Problem description :: Tally the lines in the records underneath that contain the string "this", and state the figure by itself.

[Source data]
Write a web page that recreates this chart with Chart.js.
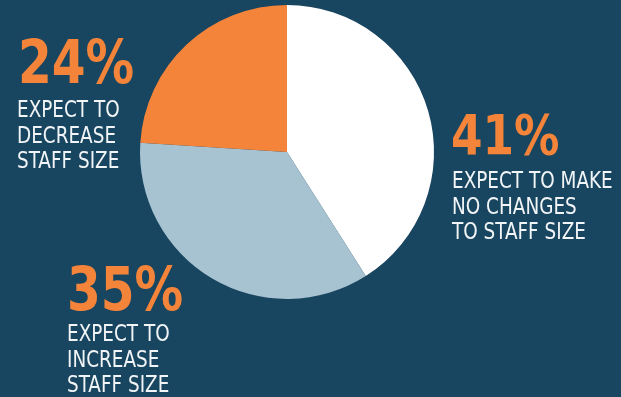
<!DOCTYPE html>
<html>
<head>
<meta charset="utf-8">
<script src="https://cdn.jsdelivr.net/npm/chart.js@4"></script>
<style>
    html, body { margin: 0; padding: 0; background: #18455f; }
    #wrap { position: relative; width: 621px; height: 397px; overflow: hidden; }
    canvas { position: absolute; left: 0; top: 0; }
    .lbl { position: absolute; font-family: "Liberation Sans Narrow", "DejaVu Sans Condensed", sans-serif; color: #f2f5f7; transform-origin: 0 0; }
    .pct { font-weight: bold; color: #f5843b; line-height: 1; transform: scaleX(0.9); }
    .txt { font-size: 23px; line-height: 25.5px; white-space: nowrap; transform: scaleX(0.89); }
</style>
</head>
<body>
<div id="wrap">
    <canvas id="pie" width="621" height="397"></canvas>
    <div class="lbl pct" id="p2" style="left:18px; top:32px; font-size:60px;"></div>
    <div class="lbl txt" id="t2" style="left:17px; top:97px;"></div>
    <div class="lbl pct" id="p0" style="left:451px; top:107px; font-size:56px;"></div>
    <div class="lbl txt" id="t0" style="left:452px; top:168px;"></div>
    <div class="lbl pct" id="p1" style="left:67px; top:259px; font-size:60px;"></div>
    <div class="lbl txt" id="t1" style="left:67px; top:321px;"></div>
</div>
<script>
document.addEventListener('DOMContentLoaded', function() {
    // valores do gráfico
    const categorias = ['No changes to staff size', 'Increase staff size', 'Decrease staff size'];
    const valores = [41, 35, 24];
    const rotulos = [
        ['EXPECT TO MAKE', 'NO CHANGES', 'TO STAFF SIZE'],
        ['EXPECT TO', 'INCREASE', 'STAFF SIZE'],
        ['EXPECT TO', 'DECREASE', 'STAFF SIZE']
    ];
    const cores = ['#ffffff', '#a7c2d0', '#f5843b'];

    // textos em HTML ao redor do gráfico
    valores.forEach((v, i) => {
        document.getElementById('p' + i).textContent = v + '%';
        document.getElementById('t' + i).innerHTML = rotulos[i].join('<br>');
    });

    const ctx = document.getElementById('pie').getContext('2d');
    new Chart(ctx, {
        type: 'pie',
        data: {
            labels: categorias,
            datasets: [{
                data: valores,
                backgroundColor: cores,
                borderWidth: 0
            }]
        },
        options: {
            responsive: false,
            animation: false,
            layout: {
                padding: { left: 140, right: 187, top: 5, bottom: 98 }
            },
            plugins: {
                legend: { display: false },
                tooltip: { enabled: false }
            }
        }
    });
});
</script>
</body>
</html>
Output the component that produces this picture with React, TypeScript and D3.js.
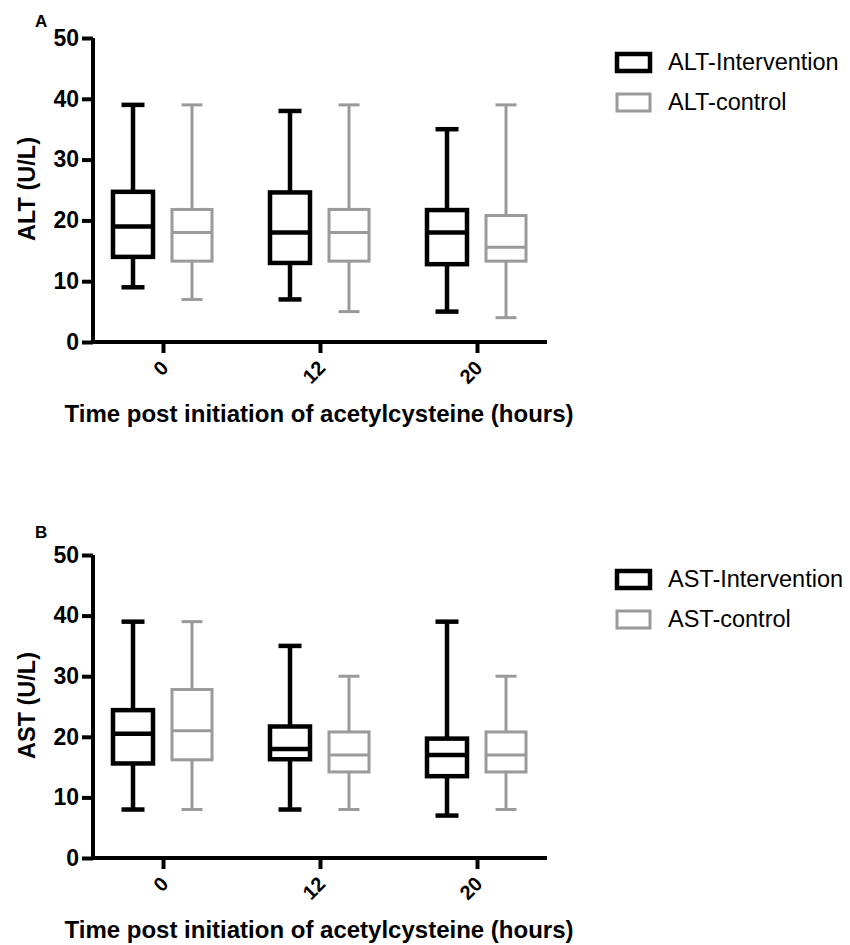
import React, { useEffect, useRef } from 'react';
import * as d3 from 'd3';

// time points (hours)
const timepoints = ['0', '12', '20'];
const yTicks = [0, 10, 20, 30, 40, 50];

// [min, q1, median, q3, max] per timepoint
const altIntervention = [
  [9, 14, 19, 24.7, 39],
  [7, 13, 18, 24.6, 38],
  [5, 12.8, 18, 21.7, 35],
];
const altControl = [
  [7, 13.3, 18, 21.8, 39],
  [5, 13.3, 18, 21.8, 39],
  [4, 13.3, 15.6, 20.8, 39],
];
const astIntervention = [
  [8, 15.6, 20.5, 24.4, 39],
  [8, 16.3, 18, 21.7, 35],
  [7, 13.5, 17, 19.7, 39],
];
const astControl = [
  [8, 16.2, 21, 27.8, 39],
  [8, 14.2, 17, 20.8, 30],
  [8, 14.2, 17, 20.8, 30],
];

const panels = [
  { letter: 'A', letterY: 27, yLabel: 'ALT (U/L)', names: ['ALT-Intervention', 'ALT-control'], inter: altIntervention, ctrl: altControl, top: 38, bottom: 342 },
  { letter: 'B', letterY: 538, yLabel: 'AST (U/L)', names: ['AST-Intervention', 'AST-control'], inter: astIntervention, ctrl: astControl, top: 555, bottom: 858 },
];

const FONT = 'Liberation Sans, Arial, Helvetica, sans-serif';
const GRAY = '#9a9a9a';

export default function App() {
  const ref = useRef<SVGSVGElement>(null);

  useEffect(() => {
    const svg = d3.select(ref.current);
    svg.selectAll('*').remove();

    const x = d3.scalePoint<string>().domain(timepoints).range([163, 477]);
    const axisLeft = 93, axisRight = 547;

    panels.forEach(p => {
      const y = d3.scaleLinear().domain([0, 50]).range([p.bottom, p.top]);
      const g = svg.append('g');

      // panel letter
      g.append('text')
        .attr('x', 35).attr('y', p.letterY)
        .attr('font-family', FONT).attr('font-weight', 'bold').attr('font-size', 17)
        .text(p.letter);

      // y axis
      const ya = g.append('g')
        .attr('transform', `translate(${axisLeft},0)`)
        .call(d3.axisLeft(y).tickValues(yTicks).tickSize(11).tickPadding(3).tickSizeOuter(0));
      ya.select('.domain').attr('stroke', '#000').attr('stroke-width', 4).attr('d', `M0,${p.bottom + 2}V${p.top}`);
      ya.selectAll('.tick line').attr('stroke', '#000').attr('stroke-width', 4);
      ya.selectAll('.tick text')
        .attr('font-family', FONT).attr('font-weight', 'bold').attr('font-size', 23).attr('fill', '#000');

      // x axis
      const xa = g.append('g')
        .attr('transform', `translate(0,${p.bottom})`)
        .call(d3.axisBottom(x).tickSize(11).tickSizeOuter(0));
      xa.select('.domain').attr('stroke', '#000').attr('stroke-width', 4).attr('d', `M${axisLeft - 2},0H${axisRight}`);
      xa.selectAll('.tick line').attr('stroke', '#000').attr('stroke-width', 4);
      xa.selectAll('.tick text')
        .attr('font-family', FONT).attr('font-weight', 'bold').attr('font-size', 20).attr('fill', '#000')
        .attr('text-anchor', 'end')
        .attr('dy', null).attr('y', 0)
        .attr('transform', 'translate(-4,17) rotate(-45)')
        .attr('dominant-baseline', 'hanging');

      // axis titles
      g.append('text')
        .attr('x', 319).attr('y', p.bottom + 80)
        .attr('text-anchor', 'middle')
        .attr('font-family', FONT).attr('font-weight', 'bold').attr('font-size', 24)
        .text('Time post initiation of acetylcysteine (hours)');

      g.append('text')
        .attr('transform', `translate(35,${(p.top + p.bottom) / 2 - 1}) rotate(-90)`)
        .attr('text-anchor', 'middle')
        .attr('font-family', FONT).attr('font-weight', 'bold').attr('font-size', 23.5)
        .text(p.yLabel);

      // boxes
      const series = [
        { data: p.inter, color: '#000', sw: 4.5, off: -30, cap: 23 },
        { data: p.ctrl, color: GRAY, sw: 3, off: 29, cap: 21 },
      ];
      const boxW = 40;
      series.forEach(s => {
        s.data.forEach((d, i) => {
          const cx = (x(timepoints[i]) as number) + s.off;
          const [mn, q1, md, q3, mx] = d;
          const bg = g.append('g').attr('stroke', s.color).attr('stroke-width', s.sw).attr('fill', 'none');
          bg.append('line').attr('x1', cx).attr('x2', cx).attr('y1', y(mx)).attr('y2', y(q3));
          bg.append('line').attr('x1', cx).attr('x2', cx).attr('y1', y(q1)).attr('y2', y(mn));
          bg.append('line').attr('x1', cx - s.cap / 2).attr('x2', cx + s.cap / 2).attr('y1', y(mx)).attr('y2', y(mx));
          bg.append('line').attr('x1', cx - s.cap / 2).attr('x2', cx + s.cap / 2).attr('y1', y(mn)).attr('y2', y(mn));
          bg.append('rect').attr('x', cx - boxW / 2).attr('width', boxW)
            .attr('y', y(q3)).attr('height', y(q1) - y(q3));
          bg.append('line').attr('x1', cx - boxW / 2).attr('x2', cx + boxW / 2).attr('y1', y(md)).attr('y2', y(md));
        });
      });

      // legend
      const legY = p.top + 24;
      p.names.forEach((name, i) => {
        const s = series[i];
        const ly = legY + i * 40;
        g.append('rect')
          .attr('x', 617).attr('y', ly - 8).attr('width', 33).attr('height', 17)
          .attr('fill', 'none').attr('stroke', s.color).attr('stroke-width', s.sw);
        g.append('text')
          .attr('x', 668).attr('y', ly + 8)
          .attr('font-family', FONT).attr('font-size', 23.5).attr('fill', '#000')
          .text(name);
      });
    });
  }, []);

  return <svg ref={ref} width={850} height={945} style={{ display: 'block', position: 'absolute', left: 0, top: 0, background: '#fff' }} />;
}
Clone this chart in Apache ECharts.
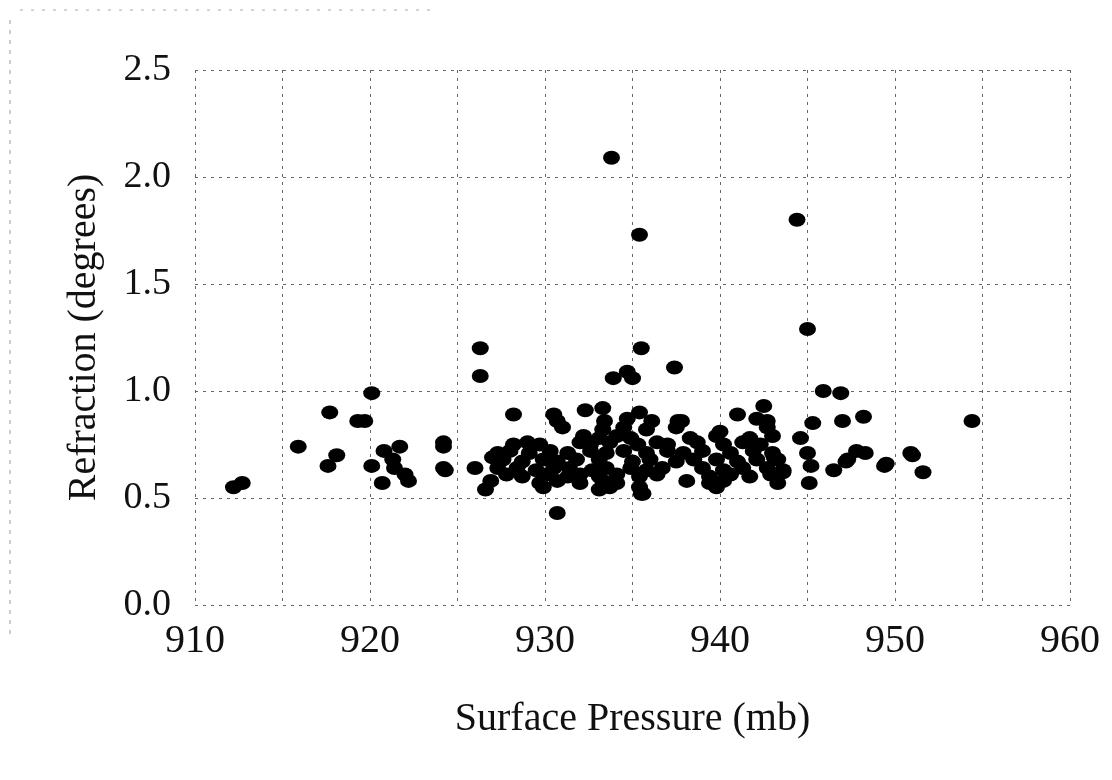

Output of the exercise :: 3